### WRITTEN PROBLEM
Will you repeat only the lines from the one with "Clone this chart in matplotlib." through the one with "plt.rcParams['mathtext.bf'] = 'Lato:bold'", both included, leaving every picture out?

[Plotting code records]
┄┄┄┄┄┄┄┄┄┄┄┄┄┄┄┄┄┄┄┄

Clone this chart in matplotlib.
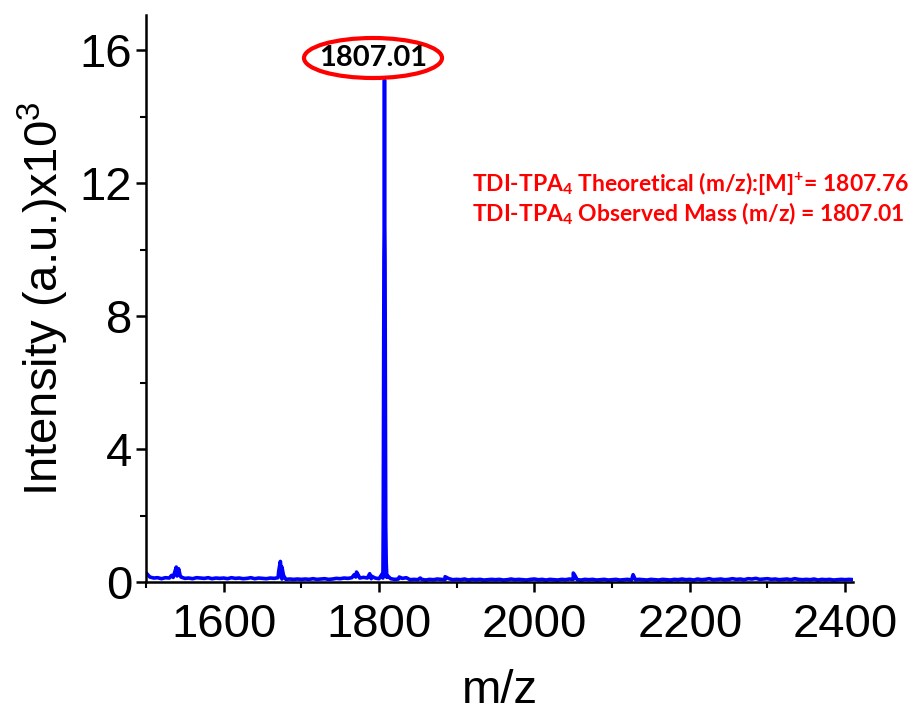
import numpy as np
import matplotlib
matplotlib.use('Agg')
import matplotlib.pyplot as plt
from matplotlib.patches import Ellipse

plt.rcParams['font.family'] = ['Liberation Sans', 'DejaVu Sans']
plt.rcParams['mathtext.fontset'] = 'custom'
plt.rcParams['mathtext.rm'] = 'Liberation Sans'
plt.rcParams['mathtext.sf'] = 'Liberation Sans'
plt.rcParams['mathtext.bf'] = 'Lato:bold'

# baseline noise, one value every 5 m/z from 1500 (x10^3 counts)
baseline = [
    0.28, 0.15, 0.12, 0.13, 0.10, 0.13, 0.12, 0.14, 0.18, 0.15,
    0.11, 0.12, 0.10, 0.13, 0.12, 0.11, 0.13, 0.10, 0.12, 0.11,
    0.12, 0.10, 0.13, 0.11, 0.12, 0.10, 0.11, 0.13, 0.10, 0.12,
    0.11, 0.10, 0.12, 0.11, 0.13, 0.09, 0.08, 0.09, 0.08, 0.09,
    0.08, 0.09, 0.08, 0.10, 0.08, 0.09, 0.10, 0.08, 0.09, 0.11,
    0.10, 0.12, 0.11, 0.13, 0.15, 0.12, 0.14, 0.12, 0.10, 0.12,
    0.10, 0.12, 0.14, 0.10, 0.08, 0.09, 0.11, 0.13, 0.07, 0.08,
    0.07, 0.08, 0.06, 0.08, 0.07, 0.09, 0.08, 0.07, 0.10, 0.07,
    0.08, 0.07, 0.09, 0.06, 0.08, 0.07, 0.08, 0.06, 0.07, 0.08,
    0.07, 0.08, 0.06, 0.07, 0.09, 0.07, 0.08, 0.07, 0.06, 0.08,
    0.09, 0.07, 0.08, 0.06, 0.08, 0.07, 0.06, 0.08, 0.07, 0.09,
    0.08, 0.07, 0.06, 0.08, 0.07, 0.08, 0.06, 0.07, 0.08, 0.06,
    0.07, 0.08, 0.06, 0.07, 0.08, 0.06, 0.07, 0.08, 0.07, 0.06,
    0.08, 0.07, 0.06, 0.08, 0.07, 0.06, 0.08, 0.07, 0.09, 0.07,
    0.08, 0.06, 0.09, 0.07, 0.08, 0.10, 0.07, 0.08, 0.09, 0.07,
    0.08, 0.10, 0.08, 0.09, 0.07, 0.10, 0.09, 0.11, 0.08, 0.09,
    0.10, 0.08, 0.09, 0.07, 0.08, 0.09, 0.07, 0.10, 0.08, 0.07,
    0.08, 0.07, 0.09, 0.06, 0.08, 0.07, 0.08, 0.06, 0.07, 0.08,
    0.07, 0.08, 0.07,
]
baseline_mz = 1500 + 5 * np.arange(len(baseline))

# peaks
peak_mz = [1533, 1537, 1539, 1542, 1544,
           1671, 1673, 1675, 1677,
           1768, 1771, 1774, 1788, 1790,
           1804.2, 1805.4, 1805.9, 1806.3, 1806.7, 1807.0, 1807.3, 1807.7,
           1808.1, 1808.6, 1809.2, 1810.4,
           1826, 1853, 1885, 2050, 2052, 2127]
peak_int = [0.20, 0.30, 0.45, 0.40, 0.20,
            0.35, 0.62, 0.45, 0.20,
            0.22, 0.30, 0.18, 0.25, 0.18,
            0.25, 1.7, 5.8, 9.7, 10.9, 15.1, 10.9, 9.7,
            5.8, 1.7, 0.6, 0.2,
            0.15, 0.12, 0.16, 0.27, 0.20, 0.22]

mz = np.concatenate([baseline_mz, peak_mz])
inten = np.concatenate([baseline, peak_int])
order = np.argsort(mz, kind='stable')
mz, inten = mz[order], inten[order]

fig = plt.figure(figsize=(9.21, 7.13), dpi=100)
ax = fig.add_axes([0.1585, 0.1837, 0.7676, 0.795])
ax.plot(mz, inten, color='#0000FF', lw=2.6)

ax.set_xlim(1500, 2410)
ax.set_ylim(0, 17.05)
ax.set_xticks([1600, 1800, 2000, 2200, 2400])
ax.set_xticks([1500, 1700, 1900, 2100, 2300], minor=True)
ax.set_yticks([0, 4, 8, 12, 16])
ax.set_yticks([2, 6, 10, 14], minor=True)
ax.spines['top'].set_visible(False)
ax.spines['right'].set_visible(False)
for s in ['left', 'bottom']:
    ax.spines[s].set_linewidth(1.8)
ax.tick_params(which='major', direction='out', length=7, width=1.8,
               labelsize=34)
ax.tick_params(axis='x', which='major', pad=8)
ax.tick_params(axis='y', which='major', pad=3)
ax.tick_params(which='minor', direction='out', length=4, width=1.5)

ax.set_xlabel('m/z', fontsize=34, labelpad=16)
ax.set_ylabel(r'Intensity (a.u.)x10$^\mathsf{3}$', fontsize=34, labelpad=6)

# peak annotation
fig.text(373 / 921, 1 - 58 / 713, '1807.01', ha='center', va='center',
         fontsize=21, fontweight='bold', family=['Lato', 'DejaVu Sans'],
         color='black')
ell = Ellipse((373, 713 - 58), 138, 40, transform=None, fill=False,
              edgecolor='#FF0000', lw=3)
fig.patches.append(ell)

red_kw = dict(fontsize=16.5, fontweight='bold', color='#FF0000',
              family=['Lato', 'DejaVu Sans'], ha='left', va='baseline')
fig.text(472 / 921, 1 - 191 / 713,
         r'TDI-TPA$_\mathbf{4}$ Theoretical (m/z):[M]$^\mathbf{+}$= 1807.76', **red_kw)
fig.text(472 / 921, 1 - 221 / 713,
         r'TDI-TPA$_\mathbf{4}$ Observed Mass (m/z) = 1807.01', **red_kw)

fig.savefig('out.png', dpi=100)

┄┄┄┄┄┄┄┄┄┄┄┄┄┄┄┄┄┄┄┄

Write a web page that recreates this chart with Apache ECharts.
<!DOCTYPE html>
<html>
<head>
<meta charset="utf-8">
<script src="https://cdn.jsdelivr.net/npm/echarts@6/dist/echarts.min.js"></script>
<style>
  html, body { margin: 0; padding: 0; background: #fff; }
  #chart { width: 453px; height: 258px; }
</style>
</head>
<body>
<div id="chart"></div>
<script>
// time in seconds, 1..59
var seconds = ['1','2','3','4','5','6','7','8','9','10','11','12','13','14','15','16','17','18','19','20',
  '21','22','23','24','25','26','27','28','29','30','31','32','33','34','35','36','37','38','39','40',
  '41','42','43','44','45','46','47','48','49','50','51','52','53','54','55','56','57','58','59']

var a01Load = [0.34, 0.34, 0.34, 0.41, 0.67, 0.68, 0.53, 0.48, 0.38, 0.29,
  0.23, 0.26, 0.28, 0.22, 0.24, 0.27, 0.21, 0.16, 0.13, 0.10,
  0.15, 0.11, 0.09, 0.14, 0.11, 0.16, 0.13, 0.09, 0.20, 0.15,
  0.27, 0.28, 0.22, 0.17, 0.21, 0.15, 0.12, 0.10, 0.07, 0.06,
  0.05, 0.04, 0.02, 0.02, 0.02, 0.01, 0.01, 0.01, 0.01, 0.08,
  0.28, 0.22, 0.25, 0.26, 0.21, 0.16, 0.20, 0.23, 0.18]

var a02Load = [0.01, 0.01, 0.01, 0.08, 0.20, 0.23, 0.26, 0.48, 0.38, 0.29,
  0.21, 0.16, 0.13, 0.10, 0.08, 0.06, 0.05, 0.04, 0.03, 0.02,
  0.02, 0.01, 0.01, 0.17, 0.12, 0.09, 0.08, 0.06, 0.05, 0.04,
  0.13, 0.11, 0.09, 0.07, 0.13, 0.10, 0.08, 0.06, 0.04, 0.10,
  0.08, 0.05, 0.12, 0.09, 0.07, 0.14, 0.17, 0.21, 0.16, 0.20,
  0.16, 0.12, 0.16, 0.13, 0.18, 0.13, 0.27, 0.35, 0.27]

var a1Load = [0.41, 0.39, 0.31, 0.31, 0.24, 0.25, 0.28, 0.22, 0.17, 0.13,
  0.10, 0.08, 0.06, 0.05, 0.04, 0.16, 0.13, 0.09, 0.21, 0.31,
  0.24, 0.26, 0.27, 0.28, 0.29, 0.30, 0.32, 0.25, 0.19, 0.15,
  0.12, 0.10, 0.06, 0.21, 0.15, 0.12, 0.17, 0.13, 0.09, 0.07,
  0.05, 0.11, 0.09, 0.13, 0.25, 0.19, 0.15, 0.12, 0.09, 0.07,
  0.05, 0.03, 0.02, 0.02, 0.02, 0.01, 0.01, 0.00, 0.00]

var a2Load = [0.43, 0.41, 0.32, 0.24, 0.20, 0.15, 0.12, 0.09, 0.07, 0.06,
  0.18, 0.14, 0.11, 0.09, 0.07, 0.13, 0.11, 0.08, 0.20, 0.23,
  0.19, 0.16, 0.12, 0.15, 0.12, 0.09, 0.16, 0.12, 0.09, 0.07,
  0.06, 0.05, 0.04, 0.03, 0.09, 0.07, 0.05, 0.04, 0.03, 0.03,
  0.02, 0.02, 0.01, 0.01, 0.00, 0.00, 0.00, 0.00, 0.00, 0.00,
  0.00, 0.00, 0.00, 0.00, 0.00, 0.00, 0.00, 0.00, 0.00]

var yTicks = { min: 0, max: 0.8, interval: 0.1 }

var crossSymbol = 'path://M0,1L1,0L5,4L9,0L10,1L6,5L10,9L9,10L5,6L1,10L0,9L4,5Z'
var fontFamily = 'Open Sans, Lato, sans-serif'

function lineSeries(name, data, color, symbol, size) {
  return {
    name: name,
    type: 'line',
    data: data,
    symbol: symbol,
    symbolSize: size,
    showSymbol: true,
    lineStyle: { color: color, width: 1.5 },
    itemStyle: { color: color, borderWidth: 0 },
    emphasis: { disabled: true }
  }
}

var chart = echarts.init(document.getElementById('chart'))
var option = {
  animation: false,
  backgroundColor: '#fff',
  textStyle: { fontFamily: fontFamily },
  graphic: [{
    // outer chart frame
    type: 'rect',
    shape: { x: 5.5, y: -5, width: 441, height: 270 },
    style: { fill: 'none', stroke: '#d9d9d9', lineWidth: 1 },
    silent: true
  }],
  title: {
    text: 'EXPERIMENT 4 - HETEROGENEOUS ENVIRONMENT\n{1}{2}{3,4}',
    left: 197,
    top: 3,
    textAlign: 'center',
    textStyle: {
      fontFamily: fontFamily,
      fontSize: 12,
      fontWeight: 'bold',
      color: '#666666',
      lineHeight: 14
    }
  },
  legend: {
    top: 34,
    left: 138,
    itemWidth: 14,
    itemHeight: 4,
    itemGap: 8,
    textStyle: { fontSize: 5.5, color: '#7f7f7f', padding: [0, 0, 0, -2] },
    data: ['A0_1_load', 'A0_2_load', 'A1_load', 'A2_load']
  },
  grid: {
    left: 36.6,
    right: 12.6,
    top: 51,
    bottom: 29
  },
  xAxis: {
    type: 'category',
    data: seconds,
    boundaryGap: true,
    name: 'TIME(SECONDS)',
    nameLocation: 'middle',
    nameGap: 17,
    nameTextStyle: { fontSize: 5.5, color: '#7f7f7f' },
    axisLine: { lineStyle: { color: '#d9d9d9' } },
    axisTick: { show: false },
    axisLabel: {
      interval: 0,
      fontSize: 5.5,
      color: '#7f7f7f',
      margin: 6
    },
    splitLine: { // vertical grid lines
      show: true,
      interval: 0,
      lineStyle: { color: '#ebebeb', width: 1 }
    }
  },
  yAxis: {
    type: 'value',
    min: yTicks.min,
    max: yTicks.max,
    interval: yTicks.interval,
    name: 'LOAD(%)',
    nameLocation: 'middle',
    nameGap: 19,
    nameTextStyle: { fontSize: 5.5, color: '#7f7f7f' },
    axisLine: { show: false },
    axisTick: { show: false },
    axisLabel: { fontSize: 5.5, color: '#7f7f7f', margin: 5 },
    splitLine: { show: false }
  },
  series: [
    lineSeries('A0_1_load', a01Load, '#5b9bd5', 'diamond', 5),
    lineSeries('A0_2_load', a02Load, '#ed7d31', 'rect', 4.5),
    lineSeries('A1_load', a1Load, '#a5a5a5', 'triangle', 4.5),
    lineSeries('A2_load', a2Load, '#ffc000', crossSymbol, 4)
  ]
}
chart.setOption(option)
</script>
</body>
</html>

┄┄┄┄┄┄┄┄┄┄┄┄┄┄┄┄┄┄┄┄

### EXERCISE OUTPUT
Clone this chart in matplotlib.
import numpy as np
import matplotlib
matplotlib.use('Agg')
import matplotlib.pyplot as plt
from matplotlib.patches import Ellipse

plt.rcParams['font.family'] = ['Liberation Sans', 'DejaVu Sans']
plt.rcParams['mathtext.fontset'] = 'custom'
plt.rcParams['mathtext.rm'] = 'Liberation Sans'
plt.rcParams['mathtext.sf'] = 'Liberation Sans'
plt.rcParams['mathtext.bf'] = 'Lato:bold'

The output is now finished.